STATED EXERCISE
What is the count of lines that hold the word "draw"? Give only the number.

* Start PROVIDED DATA *

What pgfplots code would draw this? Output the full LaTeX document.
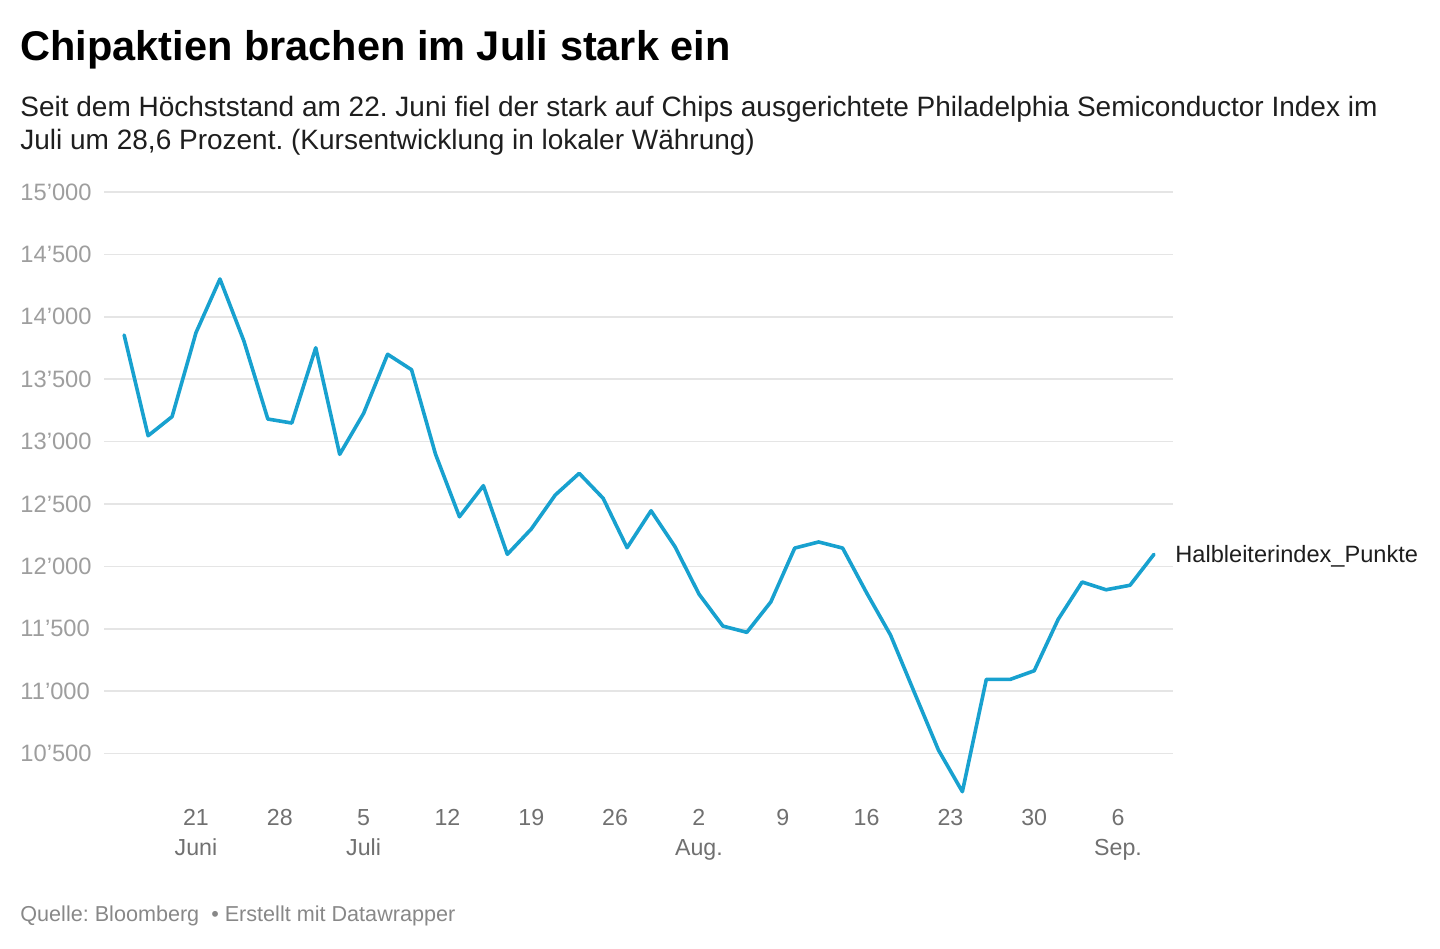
\documentclass[border=0pt]{standalone}
\usepackage{fontspec}
\setmainfont{Liberation Sans}
\usepackage{pgfplots}
\usepackage{pgfplotstable}
\pgfplotsset{compat=1.18}
\newlength\px \setlength\px{0.5pt}
\definecolor{linec}{RGB}{24,161,207}
\definecolor{gridc}{RGB}{229,229,229}
\definecolor{ylab}{RGB}{158,158,158}
\definecolor{xlab}{RGB}{112,112,112}
\definecolor{foot}{RGB}{136,136,136}
\definecolor{txt}{RGB}{30,30,30}
\pgfplotstableread{
d value
-6 13854
-4 13047
-2 13200
0 13873
2 14303
4 13806
6 13181
8 13149
10 13752
12 12898
14 13227
16 13700
18 13576
20 12900
22 12398
24 12647
26 12097
28 12300
30 12572
32 12746
34 12546
36 12150
38 12446
40 12158
42 11779
44 11522
46 11472
48 11715
50 12147
52 12196
54 12147
56 11789
58 11450
60 10988
62 10529
64 10195
66 11095
68 11095
70 11164
72 11576
74 11875
76 11813
78 11849
80 12097
}\datatable
\frenchspacing
\begin{document}
\begin{tikzpicture}
\path[use as bounding box] (0,0) rectangle (1440\px,-948\px);
\node[anchor=base west, inner sep=0pt, font=\fontsize{20.75pt}{24pt}\selectfont\bfseries] at (20\px,-60\px) {Chipaktien brachen im Juli stark ein};
\node[anchor=base west, inner sep=0pt, text=txt, font=\fontsize{14pt}{16pt}\selectfont] at (20\px,-116\px) {Seit dem Höchststand am 22. Juni fiel der stark auf Chips ausgerichtete Philadelphia Semiconductor Index im};
\node[anchor=base west, inner sep=0pt, text=txt, font=\fontsize{14pt}{16pt}\selectfont] at (20\px,-149\px) {Juli um 28,6 Prozent. (Kursentwicklung in lokaler Währung)};
\node[anchor=base west, inner sep=0pt, text=foot, font=\fontsize{10.8pt}{12pt}\selectfont] at (20\px,-921\px) {Quelle: Bloomberg\ \ • Erstellt mit Datawrapper};
\begin{axis}[
  at={(104\px,-192\px)}, anchor=north west,
  scale only axis, width=1069\px, height=605.3\px,
  xmin=-7.683, xmax=81.59, ymin=10150, ymax=15000,
  clip=false,
  scaled y ticks=false, scaled x ticks=false,
  axis line style={draw=none},
  tick style={draw=none},
  ymajorgrids, grid style={gridc, line width=1.5\px},
  ytick={10500,11000,11500,12000,12500,13000,13500,14000,14500,15000},
  yticklabels={10'500,11'000,11'500,12'000,12'500,13'000,13'500,14'000,14'500,15'000},
  yticklabel style={anchor=west, inner sep=0pt, xshift=-84\px, text=ylab, font=\fontsize{11.85pt}{13pt}\selectfont},
  xtick={0,7,14,21,28,35,42,49,56,63,70,77},
  xticklabels={21\\Juni,28,5\\Juli,12,19,26,2\\Aug.,9,16,23,30,6\\Sep.},
  xticklabel style={anchor=north, inner sep=0pt, yshift=-12\px, align=center, text=xlab, font=\fontsize{11.6pt}{15pt}\selectfont},
]
\addplot[linec, line width=3.6\px, line join=round, line cap=round] table[x=d, y=value] {\datatable};
\node[anchor=base west, inner sep=0pt, text=txt, font=\fontsize{11.8pt}{13pt}\selectfont, xshift=21\px, yshift=-7.7\px] at (axis cs:80,12097) {Halbleiterindex\_Punkte};
\end{axis}
\end{tikzpicture}
\end{document}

* End PROVIDED DATA *

THE OUTPUT
3